Given request => Exactly as written, retype the listing below, omitting the pictures.

>> Start Data provided

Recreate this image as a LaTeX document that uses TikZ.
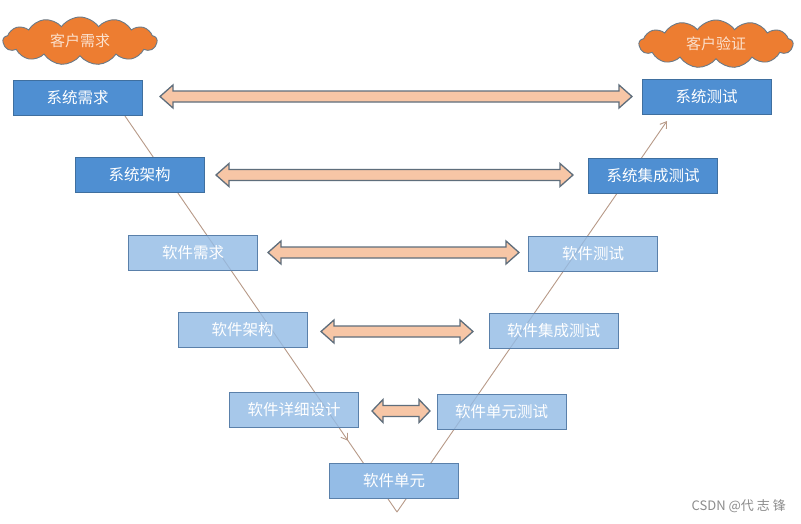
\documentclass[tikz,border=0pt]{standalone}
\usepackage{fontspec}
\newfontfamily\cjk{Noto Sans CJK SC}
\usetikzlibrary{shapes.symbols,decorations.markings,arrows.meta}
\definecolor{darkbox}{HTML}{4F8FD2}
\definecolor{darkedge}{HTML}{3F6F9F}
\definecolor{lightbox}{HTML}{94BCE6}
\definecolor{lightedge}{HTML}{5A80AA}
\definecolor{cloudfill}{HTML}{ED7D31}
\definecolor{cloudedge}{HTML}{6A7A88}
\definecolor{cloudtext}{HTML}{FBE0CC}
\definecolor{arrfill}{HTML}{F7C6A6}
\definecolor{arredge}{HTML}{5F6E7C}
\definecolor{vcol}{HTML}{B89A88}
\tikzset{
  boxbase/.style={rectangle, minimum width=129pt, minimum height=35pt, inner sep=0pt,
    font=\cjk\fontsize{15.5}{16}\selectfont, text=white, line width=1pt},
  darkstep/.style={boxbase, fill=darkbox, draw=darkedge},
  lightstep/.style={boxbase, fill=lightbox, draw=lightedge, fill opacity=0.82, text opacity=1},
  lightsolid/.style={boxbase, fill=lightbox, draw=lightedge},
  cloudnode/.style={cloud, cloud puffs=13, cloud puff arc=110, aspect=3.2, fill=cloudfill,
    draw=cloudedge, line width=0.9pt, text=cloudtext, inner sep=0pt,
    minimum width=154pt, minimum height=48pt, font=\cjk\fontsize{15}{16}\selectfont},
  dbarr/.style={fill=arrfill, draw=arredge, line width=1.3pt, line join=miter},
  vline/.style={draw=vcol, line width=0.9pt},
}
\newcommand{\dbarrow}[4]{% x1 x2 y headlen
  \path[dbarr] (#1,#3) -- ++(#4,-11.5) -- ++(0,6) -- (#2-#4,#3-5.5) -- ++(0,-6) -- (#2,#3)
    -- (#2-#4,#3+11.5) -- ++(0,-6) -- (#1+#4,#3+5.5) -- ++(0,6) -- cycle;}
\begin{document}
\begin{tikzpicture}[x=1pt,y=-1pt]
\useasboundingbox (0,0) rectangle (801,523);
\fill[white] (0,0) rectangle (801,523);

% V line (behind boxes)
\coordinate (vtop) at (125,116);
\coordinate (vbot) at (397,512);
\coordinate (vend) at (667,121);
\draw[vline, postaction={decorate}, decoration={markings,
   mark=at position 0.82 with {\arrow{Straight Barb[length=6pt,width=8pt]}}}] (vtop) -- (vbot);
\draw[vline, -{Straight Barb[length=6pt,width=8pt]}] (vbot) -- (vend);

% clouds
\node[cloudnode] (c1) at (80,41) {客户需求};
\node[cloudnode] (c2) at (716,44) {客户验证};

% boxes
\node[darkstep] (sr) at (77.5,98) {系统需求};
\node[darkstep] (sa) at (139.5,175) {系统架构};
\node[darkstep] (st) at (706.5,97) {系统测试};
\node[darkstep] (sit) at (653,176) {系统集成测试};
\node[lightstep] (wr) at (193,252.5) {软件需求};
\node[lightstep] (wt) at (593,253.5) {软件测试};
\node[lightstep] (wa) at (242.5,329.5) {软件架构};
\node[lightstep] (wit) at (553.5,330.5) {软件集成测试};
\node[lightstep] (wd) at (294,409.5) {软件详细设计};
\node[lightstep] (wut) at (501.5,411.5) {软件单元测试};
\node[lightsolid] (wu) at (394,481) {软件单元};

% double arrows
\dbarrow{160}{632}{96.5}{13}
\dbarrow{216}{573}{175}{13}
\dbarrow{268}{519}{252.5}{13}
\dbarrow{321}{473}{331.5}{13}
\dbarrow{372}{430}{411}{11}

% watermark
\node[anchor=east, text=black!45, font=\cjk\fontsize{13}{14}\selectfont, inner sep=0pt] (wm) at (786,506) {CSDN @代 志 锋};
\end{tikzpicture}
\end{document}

>> End Data provided

Solution =>
Recreate this image as a LaTeX document that uses TikZ.
\documentclass[tikz,border=0pt]{standalone}
\usepackage{fontspec}
\newfontfamily\cjk{Noto Sans CJK SC}
\usetikzlibrary{shapes.symbols,decorations.markings,arrows.meta}
\definecolor{darkbox}{HTML}{4F8FD2}
\definecolor{darkedge}{HTML}{3F6F9F}
\definecolor{lightbox}{HTML}{94BCE6}
\definecolor{lightedge}{HTML}{5A80AA}
\definecolor{cloudfill}{HTML}{ED7D31}
\definecolor{cloudedge}{HTML}{6A7A88}
\definecolor{cloudtext}{HTML}{FBE0CC}
\definecolor{arrfill}{HTML}{F7C6A6}
\definecolor{arredge}{HTML}{5F6E7C}
\definecolor{vcol}{HTML}{B89A88}
\tikzset{
  boxbase/.style={rectangle, minimum width=129pt, minimum height=35pt, inner sep=0pt,
    font=\cjk\fontsize{15.5}{16}\selectfont, text=white, line width=1pt},
  darkstep/.style={boxbase, fill=darkbox, draw=darkedge},
  lightstep/.style={boxbase, fill=lightbox, draw=lightedge, fill opacity=0.82, text opacity=1},
  lightsolid/.style={boxbase, fill=lightbox, draw=lightedge},
  cloudnode/.style={cloud, cloud puffs=13, cloud puff arc=110, aspect=3.2, fill=cloudfill,
    draw=cloudedge, line width=0.9pt, text=cloudtext, inner sep=0pt,
    minimum width=154pt, minimum height=48pt, font=\cjk\fontsize{15}{16}\selectfont},
  dbarr/.style={fill=arrfill, draw=arredge, line width=1.3pt, line join=miter},
  vline/.style={draw=vcol, line width=0.9pt},
}
\newcommand{\dbarrow}[4]{% x1 x2 y headlen
  \path[dbarr] (#1,#3) -- ++(#4,-11.5) -- ++(0,6) -- (#2-#4,#3-5.5) -- ++(0,-6) -- (#2,#3)
    -- (#2-#4,#3+11.5) -- ++(0,-6) -- (#1+#4,#3+5.5) -- ++(0,6) -- cycle;}
\begin{document}
\begin{tikzpicture}[x=1pt,y=-1pt]
\useasboundingbox (0,0) rectangle (801,523);
\fill[white] (0,0) rectangle (801,523);

% V line (behind boxes)
\coordinate (vtop) at (125,116);
\coordinate (vbot) at (397,512);
\coordinate (vend) at (667,121);
\draw[vline, postaction={decorate}, decoration={markings,
   mark=at position 0.82 with {\arrow{Straight Barb[length=6pt,width=8pt]}}}] (vtop) -- (vbot);
\draw[vline, -{Straight Barb[length=6pt,width=8pt]}] (vbot) -- (vend);

% clouds
\node[cloudnode] (c1) at (80,41) {客户需求};
\node[cloudnode] (c2) at (716,44) {客户验证};

% boxes
\node[darkstep] (sr) at (77.5,98) {系统需求};
\node[darkstep] (sa) at (139.5,175) {系统架构};
\node[darkstep] (st) at (706.5,97) {系统测试};
\node[darkstep] (sit) at (653,176) {系统集成测试};
\node[lightstep] (wr) at (193,252.5) {软件需求};
\node[lightstep] (wt) at (593,253.5) {软件测试};
\node[lightstep] (wa) at (242.5,329.5) {软件架构};
\node[lightstep] (wit) at (553.5,330.5) {软件集成测试};
\node[lightstep] (wd) at (294,409.5) {软件详细设计};
\node[lightstep] (wut) at (501.5,411.5) {软件单元测试};
\node[lightsolid] (wu) at (394,481) {软件单元};

% double arrows
\dbarrow{160}{632}{96.5}{13}
\dbarrow{216}{573}{175}{13}
\dbarrow{268}{519}{252.5}{13}
\dbarrow{321}{473}{331.5}{13}
\dbarrow{372}{430}{411}{11}

% watermark
\node[anchor=east, text=black!45, font=\cjk\fontsize{13}{14}\selectfont, inner sep=0pt] (wm) at (786,506) {CSDN @代 志 锋};
\end{tikzpicture}
\end{document}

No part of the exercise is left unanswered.